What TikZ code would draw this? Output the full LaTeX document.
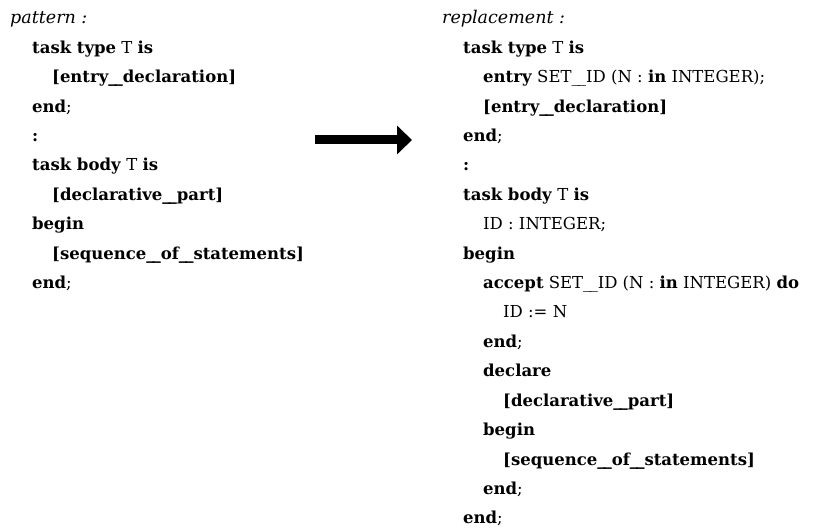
\documentclass[tikz,border=0pt]{standalone}
\usepackage{fontspec}
\setmainfont{DejaVu Serif}
\usepackage{tikz}
\usetikzlibrary{arrows.meta}
\newcommand{\kw}[1]{\textbf{#1}}
\newcommand{\us}{\_\kern-0.12em\_}
\tikzset{
  code/.style={anchor=base west,inner sep=0pt,font=\fontsize{16.5}{19}\selectfont},
  head/.style={code,font=\fontsize{17.5}{20}\selectfont\itshape},
  bigarrow/.style={line width=9pt,-{Triangle[length=15pt,width=28pt]}}
}
\begin{document}
\begin{tikzpicture}[x=1pt,y=-1pt]
\useasboundingbox (0,0) rectangle (828,529);
% pattern
\node[head] (p0) at (10,24) {pattern :};
\node[code] (p1) at (32,53.4) {\kw{task type} T \kw{is}};
\node[code] (p2) at (52,82.8) {\kw{[entry\us declaration]}};
\node[code] (p3) at (32,112.2) {\kw{end};};
\node[code] (p4) at (32,141.6) {\kw{:}};
\node[code] (p5) at (32,171) {\kw{task body} T \kw{is}};
\node[code] (p6) at (52,200.4) {\kw{[declarative\us part]}};
\node[code] (p7) at (32,229.8) {\kw{begin}};
\node[code] (p8) at (52,259.2) {\kw{[sequence\us of\us statements]}};
\node[code] (p9) at (32,288.6) {\kw{end};};
% arrow
\coordinate (arrs) at (315,140);
\coordinate (arre) at (412,140);
\draw[bigarrow] (arrs) -- (arre);
% replacement
\node[head] (r0) at (442,24) {replacement :};
\node[code] (r1) at (463,53.4) {\kw{task type} T \kw{is}};
\node[code] (r2) at (483,82.8) {\kw{entry} SET\us ID (N : \kw{in} INTEGER);};
\node[code] (r3) at (483,112.2) {\kw{[entry\us declaration]}};
\node[code] (r4) at (463,141.6) {\kw{end};};
\node[code] (r5) at (463,171) {\kw{:}};
\node[code] (r6) at (463,200.4) {\kw{task body} T \kw{is}};
\node[code] (r7) at (483,229.8) {ID : INTEGER;};
\node[code] (r8) at (463,259.2) {\kw{begin}};
\node[code] (r9) at (483,288.6) {\kw{accept} SET\us ID (N : \kw{in} INTEGER) \kw{do}};
\node[code] (r10) at (503,318) {ID := N};
\node[code] (r11) at (483,347.4) {\kw{end};};
\node[code] (r12) at (483,376.8) {\kw{declare}};
\node[code] (r13) at (503,406.2) {\kw{[declarative\us part]}};
\node[code] (r14) at (483,435.6) {\kw{begin}};
\node[code] (r15) at (503,465) {\kw{[sequence\us of\us statements]}};
\node[code] (r16) at (483,494.4) {\kw{end};};
\node[code] (r17) at (463,523.8) {\kw{end};};
\end{tikzpicture}
\end{document}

++++++

- [Exercise]: Return the whole listing, word for word, and leave out every picture.

- [Written response]:
What TikZ code would draw this? Output the full LaTeX document.
\documentclass[tikz,border=0pt]{standalone}
\usepackage{fontspec}
\setmainfont{DejaVu Serif}
\usepackage{tikz}
\usetikzlibrary{arrows.meta}
\newcommand{\kw}[1]{\textbf{#1}}
\newcommand{\us}{\_\kern-0.12em\_}
\tikzset{
  code/.style={anchor=base west,inner sep=0pt,font=\fontsize{16.5}{19}\selectfont},
  head/.style={code,font=\fontsize{17.5}{20}\selectfont\itshape},
  bigarrow/.style={line width=9pt,-{Triangle[length=15pt,width=28pt]}}
}
\begin{document}
\begin{tikzpicture}[x=1pt,y=-1pt]
\useasboundingbox (0,0) rectangle (828,529);
% pattern
\node[head] (p0) at (10,24) {pattern :};
\node[code] (p1) at (32,53.4) {\kw{task type} T \kw{is}};
\node[code] (p2) at (52,82.8) {\kw{[entry\us declaration]}};
\node[code] (p3) at (32,112.2) {\kw{end};};
\node[code] (p4) at (32,141.6) {\kw{:}};
\node[code] (p5) at (32,171) {\kw{task body} T \kw{is}};
\node[code] (p6) at (52,200.4) {\kw{[declarative\us part]}};
\node[code] (p7) at (32,229.8) {\kw{begin}};
\node[code] (p8) at (52,259.2) {\kw{[sequence\us of\us statements]}};
\node[code] (p9) at (32,288.6) {\kw{end};};
% arrow
\coordinate (arrs) at (315,140);
\coordinate (arre) at (412,140);
\draw[bigarrow] (arrs) -- (arre);
% replacement
\node[head] (r0) at (442,24) {replacement :};
\node[code] (r1) at (463,53.4) {\kw{task type} T \kw{is}};
\node[code] (r2) at (483,82.8) {\kw{entry} SET\us ID (N : \kw{in} INTEGER);};
\node[code] (r3) at (483,112.2) {\kw{[entry\us declaration]}};
\node[code] (r4) at (463,141.6) {\kw{end};};
\node[code] (r5) at (463,171) {\kw{:}};
\node[code] (r6) at (463,200.4) {\kw{task body} T \kw{is}};
\node[code] (r7) at (483,229.8) {ID : INTEGER;};
\node[code] (r8) at (463,259.2) {\kw{begin}};
\node[code] (r9) at (483,288.6) {\kw{accept} SET\us ID (N : \kw{in} INTEGER) \kw{do}};
\node[code] (r10) at (503,318) {ID := N};
\node[code] (r11) at (483,347.4) {\kw{end};};
\node[code] (r12) at (483,376.8) {\kw{declare}};
\node[code] (r13) at (503,406.2) {\kw{[declarative\us part]}};
\node[code] (r14) at (483,435.6) {\kw{begin}};
\node[code] (r15) at (503,465) {\kw{[sequence\us of\us statements]}};
\node[code] (r16) at (483,494.4) {\kw{end};};
\node[code] (r17) at (463,523.8) {\kw{end};};
\end{tikzpicture}
\end{document}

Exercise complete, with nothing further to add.